Dalam buku Perjalanan Menuju Tuhan, Anick HT menuliskan Upaya Kecil Menembus Sekat Ignoransi melalui ruang perjumpaan di rumah ibadah. Menurutnya, harus ada terobosan lebih jauh untuk masuk wilayah "perbedaan" itu. Ia ada bukan untuk disembunyikan, tetapi justru untuk dikenal, dikelola, dan pada akhirnya dirayakan.

Di tengah tebalnya tembok-tembok penyekat antaragama, mengenal perbedaan adalah barang mahal saat ini. Perjumpaan kemanusiaan dengan penganut agama lain memang bukan perkara sulit di negeri ini. Ruang publik seperti sekolah umum, pasar, mal, gelanggang olahraga, maupun tempat hiburan adalah ruang publik yang cair, ruang publik sekuler yang "tak beragama". Ruang ini menjanjikan relasi kemanusiaan tanpa sekat.

Namun, sekali lagi, "cair"-nya ruang tersebut justru karena melupakan (menyembunyikan perbedaan). Sekat itu hanya menghilang sementara. Bukan karena ditembus, melainkan karena dihindari.

Salah satu simbol penting sekat antaragama adalah rumah ibadah. Rumah ibadah merupakan sebenar-benarnya zona nyaman yang diciptakan oleh pemuka agama.
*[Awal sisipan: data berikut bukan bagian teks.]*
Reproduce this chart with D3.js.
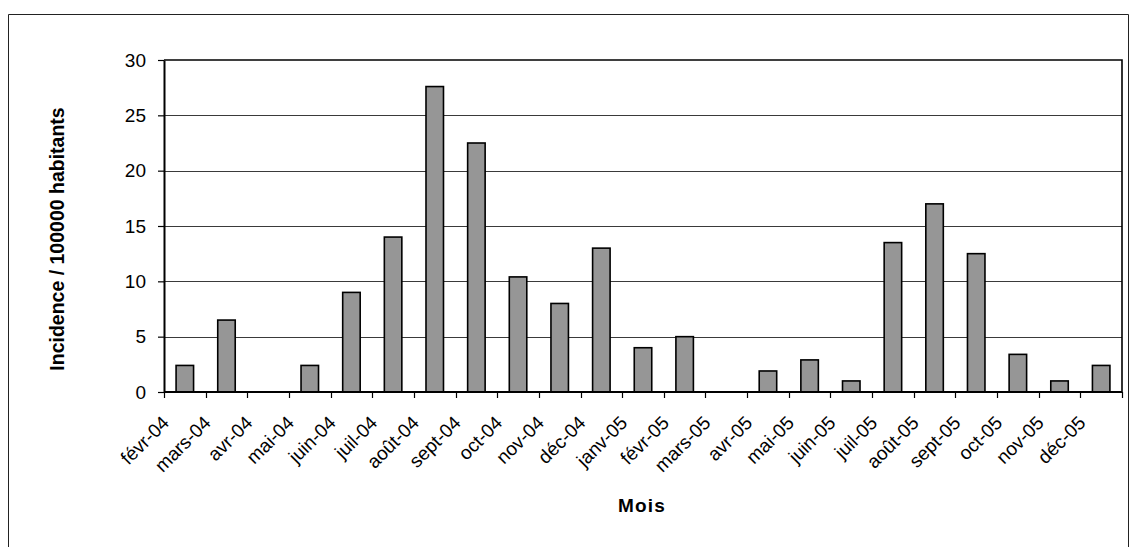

Bagi sebagian besar dari mereka, rumah ibadah ini disakralkan sedemikian rupa, sehingga ia menjadi titik terdalam dari kotak segregasi agama.

Membongkar tembok pemisah dengan mengenal dan memperbincangkan perbedaan, di titik terdalam simbol utama segregasi agama adalah terobosan awal yang penting dari upaya mengelola dan merayakan perbedaan (Anich HT dan Gita Widya Laksmini, 2015:3-4).

Mudah-mudahan dengan adanya Tur Malam Imlek yang dilakukan oleh Jakatarub ini dapat dijadikan sebagai ajang momentum silaturahmi antarlintas beragama dan ikhtiar bersama dalam membangun ruang perjumpaan untuk merobohkan tembok prasangka, sekat antaretnis, agama, golongan, agar hidup berdampingan, rukun, toleran dan damai.  Selamat Tahun Baru Imlek 2573 Kongzili. Gong Xi Fa Cai.